- [Problem to work on]: Skipping all pictures, set down the lines of the listing from the first through the one with "const LABEL_EVERY = 0.05;".

- [Source code of charts]:
- - - - -

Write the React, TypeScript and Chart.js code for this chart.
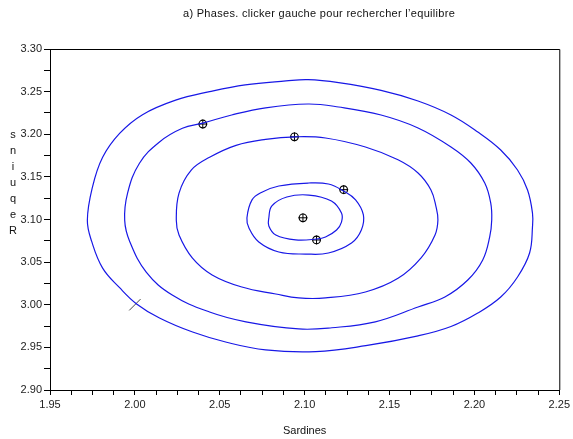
import React, { useEffect, useRef } from "react";
import { Chart, registerables } from "chart.js";

Chart.register(...registerables);

const TITLE = "a) Phases. clicker gauche pour rechercher l\u2019equilibre";
const X_TITLE = "Sardines";
const Y_TITLE = "Requins";

const X_MIN = 1.95;
const X_MAX = 2.25;
const Y_MIN = 2.9;
const Y_MAX = 3.3;
const X_STEP = 0.0125;
const Y_STEP = 0.025;
const LABEL_EVERY = 0.05;

// closed orbits (x = sardines, y = requins)
const orbit1: [number, number][] = [
  [1.972, 3.099], [1.975, 3.138], [1.981, 3.173], [1.991, 3.201], [2.0045, 3.223],
  [2.024, 3.24], [2.044, 3.25], [2.065, 3.258], [2.089, 3.2625], [2.102, 3.264],
  [2.12, 3.2605], [2.145, 3.2515], [2.1668, 3.239], [2.1862, 3.2226], [2.202, 3.2026],
  [2.2155, 3.1815], [2.2254, 3.1581], [2.2313, 3.1346], [2.2342, 3.1076], [2.2342, 3.0912],
  [2.2325, 3.0607], [2.2254, 3.0326], [2.2155, 3.0091], [2.202, 2.9903], [2.1862, 2.9745],
  [2.1668, 2.9635], [2.136, 2.952], [2.1065, 2.945], [2.077, 2.947], [2.054, 2.956],
  [2.034, 2.968], [2.0145, 2.9845], [2.001, 3.001], [1.991, 3.02], [1.981, 3.043],
  [1.9746, 3.074],
];
const orbit2: [number, number][] = [
  [1.994, 3.099], [1.9957, 3.131], [2.0027, 3.166], [2.0145, 3.191], [2.028, 3.207],
  [2.04, 3.213], [2.057, 3.2226], [2.077, 3.231], [2.102, 3.2355], [2.12, 3.232],
  [2.145, 3.2226], [2.1668, 3.2074], [2.1862, 3.1851], [2.1979, 3.1663], [2.2061, 3.1428],
  [2.2096, 3.1194], [2.2102, 3.0994], [2.209, 3.0795], [2.2049, 3.0525], [2.1961, 3.029],
  [2.1826, 3.0091], [2.1668, 2.9974], [2.1416, 2.98], [2.116, 2.973], [2.0965, 2.9716],
  [2.0654, 2.98], [2.044, 2.9915], [2.022, 3.0114], [2.0068, 3.038], [1.997, 3.074],
];
const orbit3: [number, number][] = [
  [2.0244, 3.099], [2.026, 3.131], [2.0332, 3.158], [2.044, 3.173], [2.0596, 3.187],
  [2.077, 3.194], [2.0947, 3.197], [2.1123, 3.1956], [2.1358, 3.185], [2.155, 3.17],
  [2.1668, 3.1545], [2.1744, 3.1346], [2.1774, 3.1147], [2.1785, 3.0994], [2.1768, 3.0818],
  [2.1686, 3.055], [2.155, 3.031], [2.1358, 3.015], [2.1123, 3.008], [2.0965, 3.008],
  [2.083, 3.0126], [2.063, 3.0208], [2.0455, 3.035], [2.0338, 3.055], [2.026, 3.0818],
];
const orbit4: [number, number][] = [
  [2.066, 3.1018], [2.069, 3.123], [2.0748, 3.132], [2.0848, 3.1393], [2.1024, 3.1428],
  [2.114, 3.1416], [2.1229, 3.1334], [2.13, 3.123], [2.1346, 3.1053], [2.1334, 3.0877],
  [2.1276, 3.0724], [2.114, 3.0607], [2.1006, 3.0595], [2.0848, 3.0619], [2.073, 3.0736],
  [2.0672, 3.09],
];
const orbit5: [number, number][] = [
  [2.0789, 3.1018], [2.0807, 3.116], [2.0895, 3.1264], [2.1024, 3.1287], [2.1158, 3.1217],
  [2.1217, 3.1076], [2.1217, 3.097], [2.1188, 3.0877], [2.1123, 3.0795], [2.107, 3.0771],
  [2.0947, 3.076], [2.083, 3.0818], [2.0789, 3.0924],
];
const orbits = [orbit1, orbit2, orbit3, orbit4, orbit5];

// clicked points
const clickX = [2.04, 2.094, 2.123, 2.099, 2.107];
const clickY = [3.212, 3.197, 3.135, 3.102, 3.076];

// start mark
const startX = [2.0];
const startY = [3.0];

const toPts = (arr: [number, number][]) => arr.map(([x, y]) => ({ x, y }));
const zipPts = (xs: number[], ys: number[]) => xs.map((x, i) => ({ x, y: ys[i] }));

const FONT = '"Liberation Sans", Arial, sans-serif';

// close the orbit curves smoothly (same mechanism the radar chart uses)
const loopLines = {
  id: "loopLines",
  afterDatasetUpdate(chart: any, args: any) {
    const ds = chart.data.datasets[args.index];
    const line = args.meta.dataset;
    if (ds && ds.closed && line) {
      line._loop = true;
      line._fullLoop = true;
      line._pointsUpdated = false;
      line._path = undefined;
      line._segments = undefined;
    }
  },
};

const decor = {
  id: "decor",
  afterDraw(chart: any) {
    const { ctx, chartArea: a } = chart;
    ctx.save();
    ctx.strokeStyle = "#000";
    ctx.lineWidth = 1;
    ctx.beginPath();
    ctx.moveTo(a.left, a.top + 0.5);
    ctx.lineTo(a.right + 0.5, a.top + 0.5);
    ctx.lineTo(a.right + 0.5, a.bottom);
    ctx.stroke();
    ctx.fillStyle = "#111";
    ctx.font = `11px ${FONT}`;
    ctx.textBaseline = "middle";
    ctx.textAlign = "left";
    try { (ctx as any).letterSpacing = "0.3px"; } catch (e) {}
    ctx.fillText(TITLE, 183, 14);
    try { (ctx as any).letterSpacing = "0px"; } catch (e) {}
    ctx.textAlign = "center";
    ctx.fillText(X_TITLE, (a.left + a.right) / 2, 431);
    const letters = Y_TITLE.split("").reverse();
    letters.forEach((ch, i) => ctx.fillText(ch, 13, 135 + i * 16));
    ctx.restore();
  },
};

const labelCb = (v: any) => {
  const k = Number(v) / LABEL_EVERY;
  return Math.abs(k - Math.round(k)) < 1e-6 ? Number(v).toFixed(2) : "";
};

export default function App() {
  const ref = useRef<HTMLCanvasElement>(null);
  useEffect(() => {
    if (!ref.current) return;
    const datasets: any[] = orbits.map((o) => ({
      data: toPts(o),
      closed: true,
      showLine: true,
      borderColor: "#1818e6",
      borderWidth: 1.2,
      pointRadius: 0,
      tension: 0.4,
      fill: false,
    }));
    // cross first so it is drawn on top of the circle (later datasets are drawn first)
    datasets.push({
      data: zipPts(clickX, clickY),
      showLine: false,
      pointStyle: "cross",
      pointRadius: 4.5,
      pointBorderColor: "#000",
      pointBorderWidth: 1,
    });
    datasets.push({
      data: zipPts(clickX, clickY),
      showLine: false,
      pointStyle: "circle",
      pointRadius: 3.8,
      pointBorderColor: "#000",
      pointBackgroundColor: "rgba(255,255,255,0.6)",
      pointBorderWidth: 1.2,
    });
    datasets.push({
      data: zipPts(startX, startY),
      showLine: false,
      pointStyle: "line",
      pointRotation: -45,
      pointRadius: 8,
      pointBorderColor: "#444",
      pointBorderWidth: 1,
    });
    const chart = new Chart(ref.current, {
      type: "scatter",
      data: { datasets },
      options: {
        animation: false,
        responsive: false,
        devicePixelRatio: 1,
        layout: { padding: { top: 49, right: 11, left: 0, bottom: 0 } },
        plugins: { legend: { display: false }, tooltip: { enabled: false }, title: { display: false } },
        scales: {
          x: {
            type: "linear",
            min: X_MIN,
            max: X_MAX,
            afterFit: (s: any) => { s.height = 49; },
            grid: { drawOnChartArea: false, drawTicks: true, tickLength: 5, color: "#000" },
            border: { display: true, color: "#000" },
            ticks: {
              stepSize: X_STEP,
              autoSkip: false,
              maxRotation: 0,
              padding: 3,
              color: "#222",
              font: { family: FONT, size: 11 },
              callback: labelCb,
            },
          },
          y: {
            type: "linear",
            min: Y_MIN,
            max: Y_MAX,
            afterFit: (s: any) => { s.width = 50; },
            grid: { drawOnChartArea: false, drawTicks: true, tickLength: 6, color: "#000" },
            border: { display: true, color: "#000" },
            ticks: {
              stepSize: Y_STEP,
              autoSkip: false,
              padding: 2,
              color: "#222",
              font: { family: FONT, size: 11 },
              callback: labelCb,
            },
          },
        },
      },
      plugins: [loopLines, decor],
    });
    return () => chart.destroy();
  }, []);
  return (
    <div style={{ position: "fixed", left: 0, top: 0, width: 573, height: 439, background: "#fff" }}>
      <canvas ref={ref} width={573} height={439} />
    </div>
  );
}
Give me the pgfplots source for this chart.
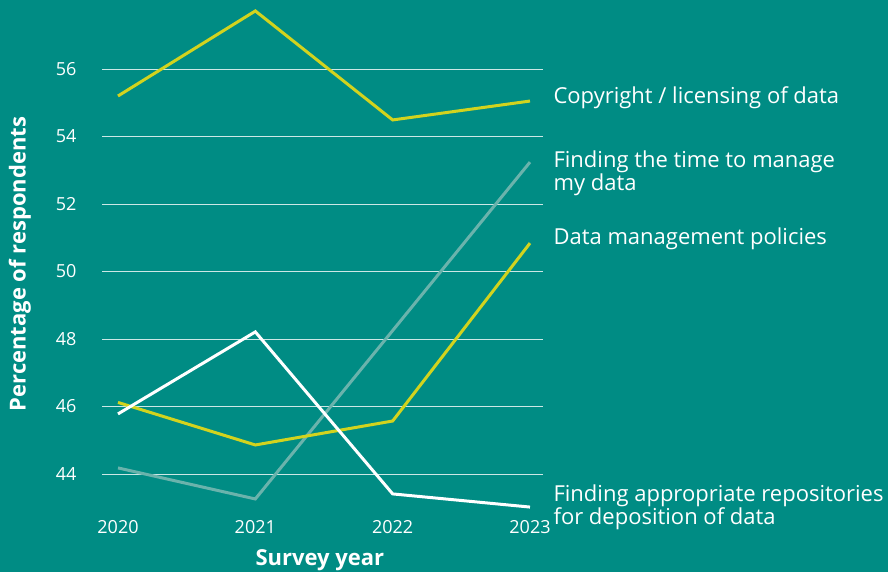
\documentclass[border=0pt]{standalone}
\usepackage{pgfplots}
\pgfplotsset{compat=1.18}
\usepackage{fontspec}
\setmainfont{Open Sans}
\definecolor{bg}{HTML}{008C84}
\definecolor{ylw}{HTML}{D2D31E}
\definecolor{gry}{HTML}{6AB3AC}
\begin{document}
\begin{tikzpicture}[x=1pt,y=1pt]
\fill[bg] (0,0) rectangle (888,572);
\useasboundingbox (0,0) rectangle (888,572);
\begin{axis}[
  at={(102pt,52pt)}, anchor=south west,
  scale only axis, width=441pt, height=512pt,
  xmin=2019.8835, xmax=2023.0947,
  ymin=42.637, ymax=57.807,
  clip=false,
  axis line style={draw=none},
  tick style={draw=none},
  xtick={2020,2021,2022,2023},
  ytick={44,46,48,50,52,54,56},
  ymajorgrids,
  grid style={white, opacity=0.8, line width=0.9pt},
  /pgf/number format/1000 sep={},
  /pgf/number format/assume math mode=true,
  ticklabel style={font=\fontsize{18}{20}\selectfont, text=white},
  xticklabel style={anchor=base, yshift=-14pt},
  yticklabel style={anchor=east, xshift=-22pt},
  xlabel={Survey year},
  ylabel={Percentage of respondents},
  label style={font=\fontsize{22}{24}\selectfont\bfseries, text=white},
  xlabel style={at={(axis description cs:0.494,-0.078)}, anchor=center},
  ylabel style={at={(axis description cs:-0.186,0.5)}, anchor=center},
]
\addplot[ylw, line width=3pt] coordinates {(2020,55.20) (2021,57.72) (2022,54.49) (2023,55.05)};
\addplot[gry, line width=3pt] coordinates {(2020,44.18) (2021,43.26) (2022,48.25) (2023,53.24)};
\addplot[ylw, line width=3pt] coordinates {(2020,46.12) (2021,44.86) (2022,45.57) (2023,50.84)};
\addplot[white, line width=3pt] coordinates {(2020,45.78) (2021,48.21) (2022,43.41) (2023,43.02)};
\begin{scope}[every node/.style={anchor=west, align=left, text=white, inner sep=0pt, font=\fontsize{22}{23}\selectfont}]
\node at (axis cs:2023.17,55.14) {Copyright / licensing of data};
\node at (axis cs:2023.17,52.92) {Finding the time to manage\\my data};
\node at (axis cs:2023.17,50.96) {Data management policies};
\node at (axis cs:2023.17,43.02) {Finding appropriate repositories\\for deposition of data};
\end{scope}
\end{axis}
\end{tikzpicture}
\end{document}
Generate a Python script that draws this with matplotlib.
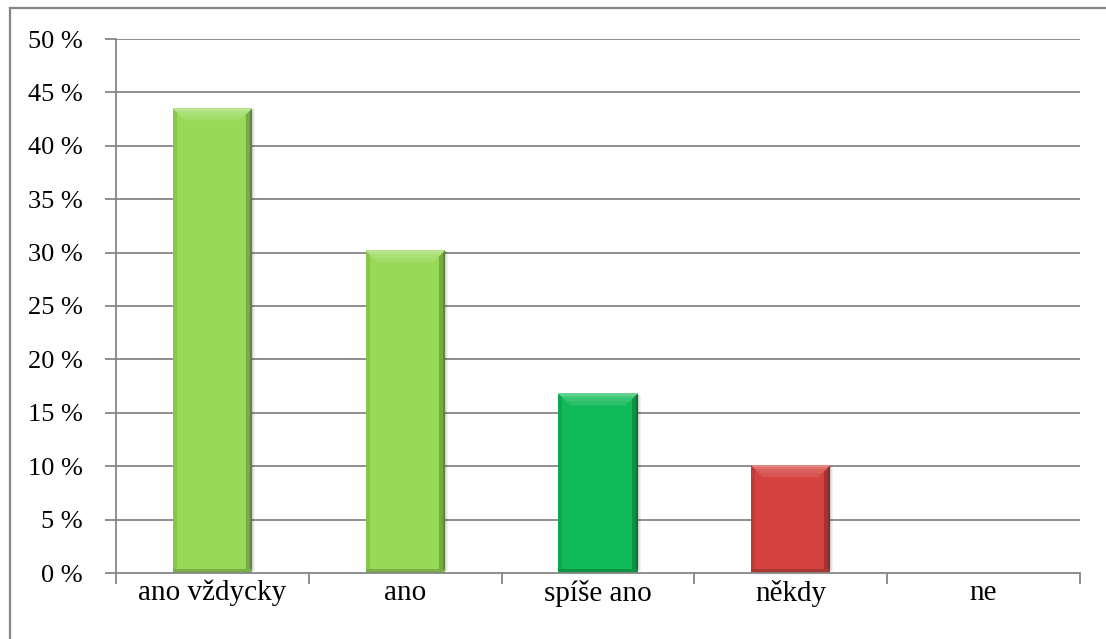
import matplotlib
matplotlib.use("Agg")
import matplotlib.pyplot as plt
from matplotlib.patches import Polygon, Rectangle
from matplotlib.lines import Line2D
from matplotlib.ticker import FuncFormatter, MultipleLocator, FixedLocator
import matplotlib.colors as mcolors
import numpy as np

categories = ["ano vždycky", "ano", "spíše ano", "někdy", "ne"]
shares = [0.435, 0.302, 0.168, 0.101, 0.0]
bar_colors = ["#98DA58", "#98DA58", "#10BA58", "#D4433F", "#D4433F"]

plt.rcParams["font.family"] = ["Liberation Serif", "DejaVu Serif"]

W, H, DPI = 1106, 639, 100
fig = plt.figure(figsize=(W / DPI, H / DPI), dpi=DPI)
ax = fig.add_axes([116 / W, 1 - 573 / H, (1080 - 116) / W, (573 - 39) / H])

grid_col = "#868686"
x = np.arange(len(categories))
width = 0.41
ax.set_xlim(-0.5, len(categories) - 0.5)
ax.set_ylim(0, 0.5)

for yv in np.arange(0.05, 0.501, 0.05):
    ax.axhline(yv, color=grid_col, lw=1.3, zorder=0)

bars = ax.bar(x, shares, width=width, color=bar_colors, zorder=3, linewidth=0)


def mix(c, other, t):
    a = np.array(mcolors.to_rgb(c))
    b = np.array(mcolors.to_rgb(other))
    return tuple(a * (1 - t) + b * t)


# pixel sizes expressed in data units
px_x = (len(categories)) / (1080 - 116)
px_y = 0.5 / (573 - 39)

for b, col in zip(bars, bar_colors):
    h = b.get_height()
    if h <= 0:
        continue
    x0, x1 = b.get_x(), b.get_x() + b.get_width()
    top = h
    # soft shadow on the right
    for k, a in enumerate([0.18, 0.10, 0.05]):
        ax.add_patch(Rectangle((x1 + k * px_x, 2 * px_y), px_x * 1.0, h - 3 * px_y,
                               color="black", alpha=a, lw=0, zorder=2))
    # side and bottom shading
    ax.add_patch(Rectangle((x0, 0), 4 * px_x, h, color=mix(col, "black", 0.10), lw=0, zorder=4))
    ax.add_patch(Rectangle((x1 - 6 * px_x, 0), 6 * px_x, h, color=mix(col, "black", 0.22), lw=0, zorder=4))
    ax.add_patch(Rectangle((x1 - 2 * px_x, 0), 2 * px_x, h, color=mix(col, "black", 0.38), lw=0, zorder=4))
    ax.add_patch(Rectangle((x0, 0), x1 - x0, 4 * px_y, color=mix(col, "black", 0.20), lw=0, zorder=4))
    # lit top bevel
    for i, (d, t) in enumerate([(12, 0.10), (8, 0.16), (4, 0.24), (2, 0.36)]):
        ax.add_patch(Polygon([(x0, top), (x1, top), (x1 - d * px_x, top - d * px_y),
                              (x0 + d * px_x, top - d * px_y)],
                             closed=True, color=mix(col, "white", t), lw=0, zorder=5 + i))

# axes styling
for s in ["top", "right"]:
    ax.spines[s].set_visible(False)
for s in ["left", "bottom"]:
    ax.spines[s].set_color(grid_col)
    ax.spines[s].set_linewidth(1.3)
ax.spines["bottom"].set_zorder(10)

ax.yaxis.set_major_locator(MultipleLocator(0.05))
ax.yaxis.set_major_formatter(FuncFormatter(lambda v, p: f"{round(v * 100):d} %"))
ax.tick_params(axis="y", length=8, width=1.3, color=grid_col, pad=16, labelsize=19)

ax.set_xticks(x)
ax.set_xticklabels(categories)
ax.xaxis.set_minor_locator(FixedLocator(np.arange(-0.5, len(categories), 1.0)))
ax.tick_params(axis="x", which="major", length=0, pad=5, labelsize=21)
ax.tick_params(axis="x", which="minor", length=8, width=1.3, color=grid_col)

# outer chart frame
fig.add_artist(Line2D([10 / W, 10 / W], [0, 1 - 8 / H], color=grid_col, lw=1.6,
                      transform=fig.transFigure))
fig.add_artist(Line2D([10 / W, 1], [1 - 8 / H, 1 - 8 / H], color=grid_col, lw=1.6,
                      transform=fig.transFigure))

fig.savefig("out.png", dpi=DPI)
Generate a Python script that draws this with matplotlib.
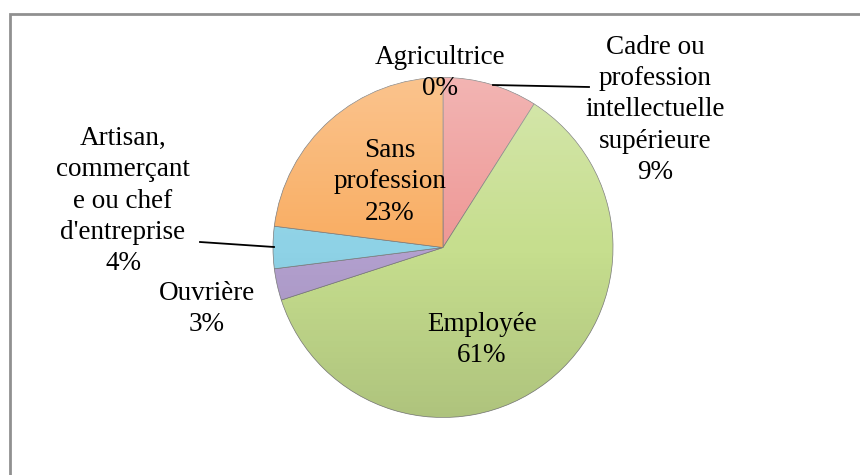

- - - - -

- [Response]:
Write the React, TypeScript and Chart.js code for this chart.
import React, { useEffect, useRef } from "react";
import { Chart, registerables } from "chart.js";

Chart.register(...registerables);

const TITLE = "a) Phases. clicker gauche pour rechercher l\u2019equilibre";
const X_TITLE = "Sardines";
const Y_TITLE = "Requins";

const X_MIN = 1.95;
const X_MAX = 2.25;
const Y_MIN = 2.9;
const Y_MAX = 3.3;
const X_STEP = 0.0125;
const Y_STEP = 0.025;
const LABEL_EVERY = 0.05;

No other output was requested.